If Fannie and Freddie are now in their highest and best form – vague zombie government plaything – then it stands to reason they’ll remain there for a while. Which I guess isn’t the worst outcome for the preferred holders. The worst outcome is, of course, that Fannie and Freddie are really for real this time dissolved, and the preferred stops trading forever. That doesn’t seem especially imminent. And that creates opportunities. From the Journal again:
Lately, more small investors also have begun to pile in, a trend that is “somewhat unsettling,” said Isaac Boltansky, a policy analyst at Washington-based Compass Point Research & Trading, a dealer-broker for institutional clients.
A preferred that just bops around forever on hope always has a chance of being sold to the greater fool.
Hedge Funds Bet on Freddie, Fannie Rise [WSJ]
Why the Fannie Bet Faces Long Odds [MoneyBeat]
How Fannie Mae made its profit [Econbrowser]

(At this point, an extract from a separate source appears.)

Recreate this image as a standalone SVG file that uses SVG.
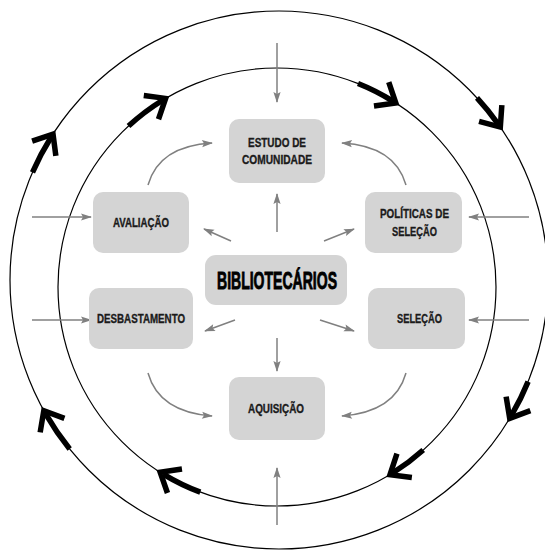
<svg xmlns="http://www.w3.org/2000/svg" width="545" height="550" viewBox="0 0 545 550">
<style>
.ring{fill:none;stroke:#000;stroke-width:1.2}
.flow{fill:none;stroke:#000;stroke-width:5.5;marker-end:url(#chev)}
.g{fill:none;stroke:#808080;stroke-width:1.5;marker-end:url(#ga)}
.box{fill:#d4d4d4}
.t{font-family:"Liberation Sans Narrow","Liberation Sans",Arial,sans-serif;font-weight:bold;font-size:13px;fill:#1a1a1a;stroke:#1a1a1a;stroke-width:0.35;text-anchor:middle}
.big{font-size:24px;fill:#000;stroke:#000;stroke-width:0.9}
</style>
<defs>
<marker id="ga" markerUnits="userSpaceOnUse" viewBox="-12 -5 14 10" markerWidth="14" markerHeight="10" refX="0" refY="0" orient="auto" overflow="visible">
<path d="M1,0 L-10,-3.6 L-8,0 L-10,3.6 Z" fill="#808080"/>
</marker>
<marker id="chev" markerUnits="userSpaceOnUse" viewBox="-20 -20 40 40" markerWidth="40" markerHeight="40" refX="0" refY="0" orient="auto" overflow="visible">
<path d="M-13,-14 L4,0 L-13,14" fill="none" stroke="#000" stroke-width="5.5" stroke-linejoin="miter" stroke-miterlimit="6"/>
</marker>
</defs>

<g id="rings">
<circle class="ring" cx="279" cy="280" r="269"/>
<circle class="ring" cx="277" cy="287" r="219"/>
</g>

<g id="connectors">
<path class="flow" d="M128.5,126.1 A219,219 0 0 1 162.2,100.5"/>
<path class="flow" d="M358.0,83.5 A219,219 0 0 1 392.4,100.9"/>
<path class="flow" d="M423.2,450.0 A219,219 0 0 1 393.4,472.5"/>
<path class="flow" d="M200.3,492.1 A219,219 0 0 1 163.6,474.3"/>
<path class="flow" d="M32.5,172.3 A269,269 0 0 1 50.9,137.5"/>
<path class="flow" d="M477.0,97.9 A269,269 0 0 1 498.0,123.8"/>
<path class="flow" d="M528.1,381.6 A269,269 0 0 1 511.7,414.9"/>
<path class="flow" d="M69.7,448.9 A269,269 0 0 1 45.8,414.1"/>
<path class="g" d="M277,43 L277,102"/>
<path class="g" d="M277,525 L277,468"/>
<path class="g" d="M32,217 L91,217"/>
<path class="g" d="M32,320 L91,320"/>
<path class="g" d="M529,217 L469,217"/>
<path class="g" d="M529,320 L469,320"/>
<path class="g" d="M277,232 L277,194"/>
<path class="g" d="M277,338 L277,371"/>
<path class="g" d="M231,241 L204,229"/>
<path class="g" d="M324,241 L354,229"/>
<path class="g" d="M235,320 L205,331"/>
<path class="g" d="M320,320 L354,331"/>
<path class="g" d="M148,185 Q159,146 212,143"/>
<path class="g" d="M406,185 Q395,146 342,143"/>
<path class="g" d="M148,373 Q159,412 212,416"/>
<path class="g" d="M406,373 Q395,412 342,416"/>
</g>

<g id="bibliotecarios">
<rect class="box" x="205" y="255" width="142" height="50" rx="11"/>
<text class="t big" x="277" y="288.5" textLength="120" lengthAdjust="spacingAndGlyphs">BIBLIOTECÁRIOS</text>
</g>
<g id="estudo">
<rect class="box" x="229" y="119" width="96" height="64" rx="10"/>
<text class="t" x="277" y="147" textLength="58" lengthAdjust="spacingAndGlyphs">ESTUDO DE</text>
<text class="t" x="277" y="164" textLength="70" lengthAdjust="spacingAndGlyphs">COMUNIDADE</text>
</g>
<g id="avaliacao">
<rect class="box" x="93" y="192" width="96" height="61" rx="10"/>
<text class="t" x="141" y="226.7" textLength="56" lengthAdjust="spacingAndGlyphs">AVALIAÇÃO</text>
</g>
<g id="politicas">
<rect class="box" x="365" y="192" width="97" height="61" rx="10"/>
<text class="t" x="414.5" y="218.3" textLength="69" lengthAdjust="spacingAndGlyphs">POLÍTICAS DE</text>
<text class="t" x="414.5" y="236" textLength="45" lengthAdjust="spacingAndGlyphs">SELEÇÃO</text>
</g>
<g id="desbastamento">
<rect class="box" x="89" y="288" width="104" height="61" rx="10"/>
<text class="t" x="141" y="322.7" textLength="88" lengthAdjust="spacingAndGlyphs">DESBASTAMENTO</text>
</g>
<g id="selecao">
<rect class="box" x="368" y="288" width="97" height="61" rx="10"/>
<text class="t" x="419.5" y="322.7" textLength="45" lengthAdjust="spacingAndGlyphs">SELEÇÃO</text>
</g>
<g id="aquisicao">
<rect class="box" x="229" y="377" width="96" height="63" rx="10"/>
<text class="t" x="276" y="413.3" textLength="56" lengthAdjust="spacingAndGlyphs">AQUISIÇÃO</text>
</g>
</svg>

1. Fake math! Note that FNMA’s 8.25% seem to have last traded at $6.05 (~30% on this math), FMCC’s 6.55% at $4.65 (29%). Also btw casual perusal suggests that these things trade a multiple of the volume traded by the actual dividend-paying preferred stocks of actual alive big banks, so while it’s not like billions of dollars of them have changed hands this year, tens or hundreds of millions have.
2. These days you could say the same about John Paulson OH SICK BURN.
3. Heh, Fannie offering documents still say this:
We alone are responsible for making payments under our guaranty. The certificates and payments of principal and interest on the certificates are not guaranteed by the United States and do not constitute a debt or obligation of the United States or any of its agencies or instrumentalities other than Fannie Mae.
How valuable is a guarantee backed only by a company in receivership with a maximum net capital of, essentially, zero? Very valuable is the (counterintuitive) answer.
4. More could be done on this point, if Treasury was a bit daring.